Point 4. Well, what does being with him mean exactly? I think that’s part of what I don’t understand. I’m not really sure what it’s supposed to involve, beyond the obvious.

Thanks for the reply. You’ve definitely given me some things to think about.

I agree - the “when you’re older, you’ll understand” line is annoying! Sorry!

My feeling is that if you don’t feel a desire for more than friendship with someone you aren’t really attracted to them. Attraction is tricky to pin down as a concept. You say that you’re not very interested in sex, so if you don’t want to have a relationship with the people you say you’re attracted to, then what precisely does that attraction consist in?

I think (possibly irrelevent, possibly not) there’s a distinction to be drawn between being attracted to someone visually because you enjoy looking at them and being attracted to someone physically because you want to touch or be touched by them.

I would agree with you on the not wanting to be in a relationship for the sake of it thing, but I think it’s more subtle than that. I think it’s more that as you get older it becomes much harder to get emotional support, intellectual stimulation, or just fun from your friends and that’s why you start to look for them in relationships. It’s not that you don’t have reasons for a relationship, it’s just that what you’re getting from a relationship is what you used to get from various friendships. It’s not something that I like, but it’s something that does happen and it’s difficult to resist. Well, this is what my 30-something friends tell me anyway!

The exclusion of all others thing. Well, I’m probably not the best person to talk to about this, as I don’t really like exclusive relationships much either. What I would say is that I’ve tended to find that I have a different level of physical intimacy that feels right with different friends. Some friends I’m very close to but it wouldn’t feel right to hug, other friends I’ll hug or cuddle with, still others I might kiss or have some kind of sexual contact with. I don’t see a relationship as entailing lack of contact with other people and even though others might disagree with me on whether or not you can/should be physically intimate with other people I think most people would agree that a relationship shouldn’t exclude other people.

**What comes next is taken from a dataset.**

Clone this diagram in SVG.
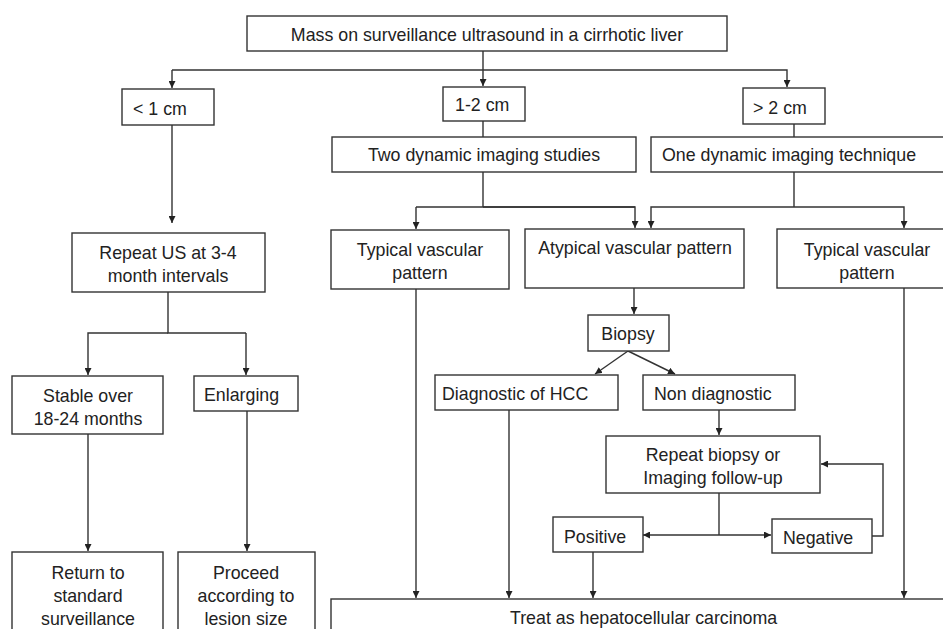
<svg xmlns="http://www.w3.org/2000/svg" width="943" height="629" viewBox="0 0 943 629">
<defs>
<marker id="ah" viewBox="0 0 10 10" refX="10" refY="5" markerWidth="7" markerHeight="7" markerUnits="userSpaceOnUse" orient="auto">
<path d="M0,0 L10,5 L0,10 z" fill="#222"/>
</marker>
</defs>
<style>
rect{fill:#fff;stroke:#333;stroke-width:1.4}
text{font-family:"Liberation Sans",Arial,sans-serif;font-size:17.8px;fill:#222}
.c{text-anchor:middle}
#connectors path{fill:none;stroke:#333;stroke-width:1.4}
.a{marker-end:url(#ah)}
</style>
<rect x="0" y="0" width="943" height="629" style="stroke:none;fill:#fff"/>
<g id="connectors">
<path d="M483,51 V70"/>
<path class="a" d="M172,70 H483 M172,70 V88"/>
<path class="a" d="M483,70 V86"/>
<path class="a" d="M483,70 H787 V87"/>
<path d="M483,121 V137"/>
<path d="M794,124 V137"/>
<path class="a" d="M172,125 V223"/>
<path d="M483,172 V207"/>
<path class="a" d="M416,207 H635 M416,207 V229"/>
<path class="a" d="M483,207 H635 V228"/>
<path d="M794,172 V207"/>
<path class="a" d="M794,207 H651 V228"/>
<path class="a" d="M794,207 H904 V228"/>
<path class="a" d="M634,288 V314"/>
<path class="a" d="M628,351 L595,374"/>
<path class="a" d="M628,351 L675,374"/>
<path class="a" d="M719,410 V435"/>
<path d="M168,292 V333 H246"/>
<path class="a" d="M168,333 H88 V375"/>
<path class="a" d="M246,333 V375"/>
<path class="a" d="M88,434 V551"/>
<path class="a" d="M247,411 V551"/>
<path d="M719,493 V535"/>
<path class="a" d="M719,535 H643"/>
<path class="a" d="M719,535 H771"/>
<path class="a" d="M872,536 H883 V464 H821"/>
<path class="a" d="M416,289 V598"/>
<path class="a" d="M509,410 V598"/>
<path class="a" d="M593,552 V598"/>
<path class="a" d="M904,288 V598"/>
</g>
<g id="n-top"><rect x="247" y="16" width="480" height="35"/><text class="c" x="487" y="41">Mass on surveillance ultrasound in a cirrhotic liver</text></g>
<g id="n-lt1"><rect x="122" y="89" width="92" height="36"/><text x="133" y="115">&lt; 1 cm</text></g>
<g id="n-12"><rect x="443" y="87" width="82" height="34"/><text x="455" y="111">1-2 cm</text></g>
<g id="n-gt2"><rect x="743" y="88" width="82" height="36"/><text x="753" y="114">&gt; 2 cm</text></g>
<g id="n-two"><rect x="332" y="137" width="304" height="35"/><text class="c" x="484" y="161">Two dynamic imaging studies</text></g>
<g id="n-one"><rect x="651" y="137" width="300" height="35"/><text x="662" y="161">One dynamic imaging technique</text></g>
<g id="n-typL"><rect x="331" y="230" width="178" height="59"/><text class="c" x="420" y="256">Typical vascular</text><text class="c" x="420" y="279">pattern</text></g>
<g id="n-atyp"><rect x="525" y="229" width="219" height="59"/><text class="c" x="635" y="254">Atypical vascular pattern</text></g>
<g id="n-typR"><rect x="777" y="229" width="180" height="59"/><text class="c" x="867" y="256">Typical vascular</text><text class="c" x="867" y="279">pattern</text></g>
<g id="n-biopsy"><rect x="588" y="315" width="81" height="36"/><text class="c" x="628" y="340">Biopsy</text></g>
<g id="n-diag"><rect x="435" y="375" width="183" height="35"/><text x="442" y="400">Diagnostic of HCC</text></g>
<g id="n-nondiag"><rect x="643" y="375" width="152" height="35"/><text x="654" y="400">Non diagnostic</text></g>
<g id="n-repeatb"><rect x="606" y="436" width="214" height="57"/><text class="c" x="713" y="461">Repeat biopsy or</text><text class="c" x="713" y="484">Imaging follow-up</text></g>
<g id="n-pos"><rect x="553" y="517" width="90" height="35"/><text x="564" y="543">Positive</text></g>
<g id="n-neg"><rect x="772" y="519" width="100" height="34"/><text x="783" y="544">Negative</text></g>
<g id="n-repeatus"><rect x="72" y="233" width="193" height="59"/><text class="c" x="168" y="259">Repeat US at 3-4</text><text class="c" x="168" y="282">month intervals</text></g>
<g id="n-stable"><rect x="12" y="376" width="151" height="58"/><text class="c" x="88" y="402">Stable over</text><text class="c" x="88" y="425">18-24 months</text></g>
<g id="n-enl"><rect x="194" y="376" width="104" height="35"/><text x="204" y="401">Enlarging</text></g>
<g id="n-return"><rect x="12" y="552" width="151" height="90"/><text class="c" x="88" y="579">Return to</text><text class="c" x="88" y="602">standard</text><text class="c" x="88" y="625">surveillance</text></g>
<g id="n-proceed"><rect x="178" y="552" width="137" height="90"/><text class="c" x="246" y="579">Proceed</text><text class="c" x="246" y="602">according to</text><text class="c" x="246" y="625">lesion size</text></g>
<g id="n-treat"><rect x="331" y="599" width="625" height="50"/><text x="510" y="624">Treat as hepatocellular carcinoma</text></g>
</svg>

What does being with my bf mean? I’m going to duck the issue entirely here and just say that it feels right. I like to talk to him, to hug him, to kiss him, to have sex with him. I don’t really see the bf/gf tags as meaning a whole lot on their own. The only thing it perhaps does is make more explicit that we care about each other. E.g., I don’t worry that he might be bored during a conversation with me because he’s told me that he loves me and wants to go out with me, nor do I worry about whether he’s attracted to me because that’s just clear from his dating me. It just means, I guess, that these questions are answered and make me feel freer about being around him. Whereas friends that I have a looser relationship with, for example, kissing occasionally, I don’t always know what’s expected or wanted. Conventions can be fun, I think, as long as you’re willing to play with them a little.

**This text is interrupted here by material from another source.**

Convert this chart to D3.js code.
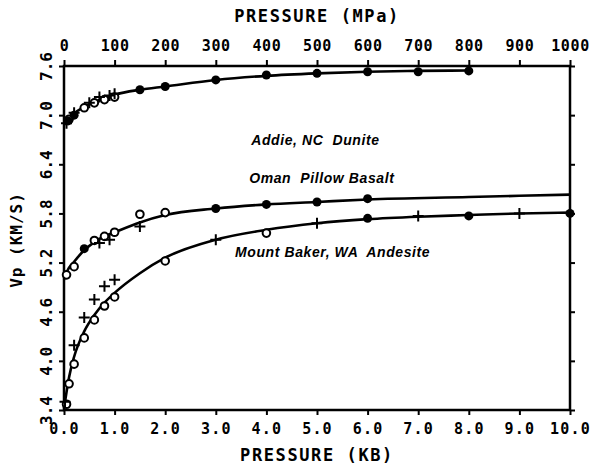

I think overall what I’m trying to say is that once you’re not thinking about A Relationship as some kind of entity that’s Out There, but just how you relate to a particular person than these issues concerning independence and other people seem to melt away. If anything being very close to one person makes it easier for me to relate to other people.

I do understand where you’re coming from though - I felt very similarly a year or two ago. But a relationship (god, this sounds soppy!) with the right person makes you realise that however “conventional” relationships look on the outside, in practice they don’t have to be and even when they do conform with conventions they don’t feel as though they do.